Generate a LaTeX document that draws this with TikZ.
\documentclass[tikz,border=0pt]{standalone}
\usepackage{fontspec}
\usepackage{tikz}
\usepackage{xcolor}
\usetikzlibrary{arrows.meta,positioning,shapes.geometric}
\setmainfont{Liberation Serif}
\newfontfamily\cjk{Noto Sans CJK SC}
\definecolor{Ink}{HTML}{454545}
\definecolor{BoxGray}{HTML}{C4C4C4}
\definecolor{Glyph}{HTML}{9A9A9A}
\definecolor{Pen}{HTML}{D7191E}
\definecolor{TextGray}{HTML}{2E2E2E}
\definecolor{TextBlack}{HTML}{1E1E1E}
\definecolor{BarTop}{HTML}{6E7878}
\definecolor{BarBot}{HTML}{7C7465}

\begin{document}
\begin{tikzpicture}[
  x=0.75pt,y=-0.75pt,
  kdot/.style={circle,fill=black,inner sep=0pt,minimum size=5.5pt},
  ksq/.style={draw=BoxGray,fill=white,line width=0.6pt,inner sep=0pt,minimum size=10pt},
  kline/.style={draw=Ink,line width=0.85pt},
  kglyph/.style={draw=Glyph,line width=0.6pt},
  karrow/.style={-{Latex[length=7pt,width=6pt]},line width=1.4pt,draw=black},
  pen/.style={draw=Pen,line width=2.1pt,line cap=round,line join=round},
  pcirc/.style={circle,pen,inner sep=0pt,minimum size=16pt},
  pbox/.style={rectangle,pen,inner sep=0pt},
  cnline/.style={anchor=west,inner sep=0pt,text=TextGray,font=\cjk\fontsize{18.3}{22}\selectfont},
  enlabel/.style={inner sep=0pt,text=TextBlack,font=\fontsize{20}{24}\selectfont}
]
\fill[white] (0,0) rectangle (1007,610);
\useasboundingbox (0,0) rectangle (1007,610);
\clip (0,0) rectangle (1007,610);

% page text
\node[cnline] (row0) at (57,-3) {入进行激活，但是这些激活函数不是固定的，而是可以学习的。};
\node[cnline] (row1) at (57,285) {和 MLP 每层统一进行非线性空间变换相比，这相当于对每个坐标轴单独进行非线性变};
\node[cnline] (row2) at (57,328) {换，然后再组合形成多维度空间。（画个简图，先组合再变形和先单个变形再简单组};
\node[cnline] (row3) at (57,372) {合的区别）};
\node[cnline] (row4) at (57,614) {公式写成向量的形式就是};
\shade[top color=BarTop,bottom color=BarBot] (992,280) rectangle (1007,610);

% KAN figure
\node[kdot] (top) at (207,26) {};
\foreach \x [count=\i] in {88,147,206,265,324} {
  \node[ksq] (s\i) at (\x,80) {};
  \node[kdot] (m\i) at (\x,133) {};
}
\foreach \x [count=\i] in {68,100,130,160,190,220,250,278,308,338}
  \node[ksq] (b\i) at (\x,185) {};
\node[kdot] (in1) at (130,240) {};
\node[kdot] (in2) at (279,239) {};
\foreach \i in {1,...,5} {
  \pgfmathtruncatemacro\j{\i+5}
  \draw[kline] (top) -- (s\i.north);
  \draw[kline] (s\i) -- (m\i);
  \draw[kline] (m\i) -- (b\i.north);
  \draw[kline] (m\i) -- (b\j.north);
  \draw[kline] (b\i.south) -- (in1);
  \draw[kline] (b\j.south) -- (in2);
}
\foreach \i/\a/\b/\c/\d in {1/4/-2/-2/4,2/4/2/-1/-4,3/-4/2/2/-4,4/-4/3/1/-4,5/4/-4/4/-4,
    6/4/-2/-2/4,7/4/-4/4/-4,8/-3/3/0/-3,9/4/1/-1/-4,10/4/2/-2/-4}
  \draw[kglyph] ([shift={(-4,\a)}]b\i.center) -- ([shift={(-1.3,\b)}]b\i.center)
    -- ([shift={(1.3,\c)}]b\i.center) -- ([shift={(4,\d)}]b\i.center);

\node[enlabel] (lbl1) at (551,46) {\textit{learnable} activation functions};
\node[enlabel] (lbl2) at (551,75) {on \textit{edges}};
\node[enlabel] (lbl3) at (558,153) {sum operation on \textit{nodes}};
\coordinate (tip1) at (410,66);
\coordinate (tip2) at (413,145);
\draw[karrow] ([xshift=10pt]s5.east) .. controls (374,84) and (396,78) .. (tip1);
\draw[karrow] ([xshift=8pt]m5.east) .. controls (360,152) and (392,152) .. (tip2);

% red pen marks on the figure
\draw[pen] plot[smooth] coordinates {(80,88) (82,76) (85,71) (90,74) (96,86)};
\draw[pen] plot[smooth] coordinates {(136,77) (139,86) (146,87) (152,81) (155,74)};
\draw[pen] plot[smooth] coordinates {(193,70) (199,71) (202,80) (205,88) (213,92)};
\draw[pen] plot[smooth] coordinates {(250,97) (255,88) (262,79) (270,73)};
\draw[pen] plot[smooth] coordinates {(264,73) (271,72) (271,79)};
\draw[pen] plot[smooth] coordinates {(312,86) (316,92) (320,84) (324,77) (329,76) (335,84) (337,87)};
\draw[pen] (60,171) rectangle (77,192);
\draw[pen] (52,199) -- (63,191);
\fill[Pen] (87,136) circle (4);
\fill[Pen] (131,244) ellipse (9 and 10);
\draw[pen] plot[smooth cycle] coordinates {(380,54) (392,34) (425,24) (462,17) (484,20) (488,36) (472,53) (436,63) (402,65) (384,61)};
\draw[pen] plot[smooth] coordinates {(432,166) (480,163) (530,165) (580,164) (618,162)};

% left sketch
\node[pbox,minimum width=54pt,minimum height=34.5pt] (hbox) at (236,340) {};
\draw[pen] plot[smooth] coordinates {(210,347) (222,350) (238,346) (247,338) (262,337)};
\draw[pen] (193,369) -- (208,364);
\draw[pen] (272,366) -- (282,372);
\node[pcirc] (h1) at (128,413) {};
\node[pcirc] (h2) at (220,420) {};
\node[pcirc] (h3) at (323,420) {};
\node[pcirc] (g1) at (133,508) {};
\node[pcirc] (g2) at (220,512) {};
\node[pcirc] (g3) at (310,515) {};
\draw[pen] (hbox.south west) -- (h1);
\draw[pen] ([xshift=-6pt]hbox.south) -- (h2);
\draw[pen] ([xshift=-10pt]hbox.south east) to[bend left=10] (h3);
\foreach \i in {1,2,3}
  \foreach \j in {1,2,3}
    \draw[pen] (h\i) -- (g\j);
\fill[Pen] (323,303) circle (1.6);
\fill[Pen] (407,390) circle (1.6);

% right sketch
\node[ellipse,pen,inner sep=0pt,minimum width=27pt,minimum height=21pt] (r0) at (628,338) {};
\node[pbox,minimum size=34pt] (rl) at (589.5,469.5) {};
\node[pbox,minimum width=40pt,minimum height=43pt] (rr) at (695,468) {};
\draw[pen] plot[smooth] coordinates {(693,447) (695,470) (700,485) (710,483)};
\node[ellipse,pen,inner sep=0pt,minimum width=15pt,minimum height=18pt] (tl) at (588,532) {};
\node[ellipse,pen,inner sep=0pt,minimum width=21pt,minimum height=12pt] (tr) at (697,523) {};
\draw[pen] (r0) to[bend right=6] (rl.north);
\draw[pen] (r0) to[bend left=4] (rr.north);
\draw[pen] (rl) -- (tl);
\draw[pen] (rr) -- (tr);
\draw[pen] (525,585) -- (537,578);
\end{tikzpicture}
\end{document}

────────────────

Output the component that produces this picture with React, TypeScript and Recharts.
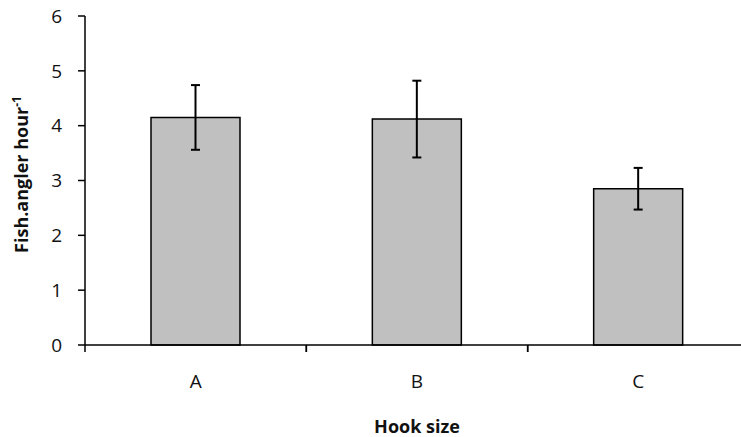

────────────────

Problem description:
Gather all lines where the word "that" appears.

Answer to this exercise:
Generate a LaTeX document that draws this with TikZ.
Output the component that produces this picture with React, TypeScript and Recharts.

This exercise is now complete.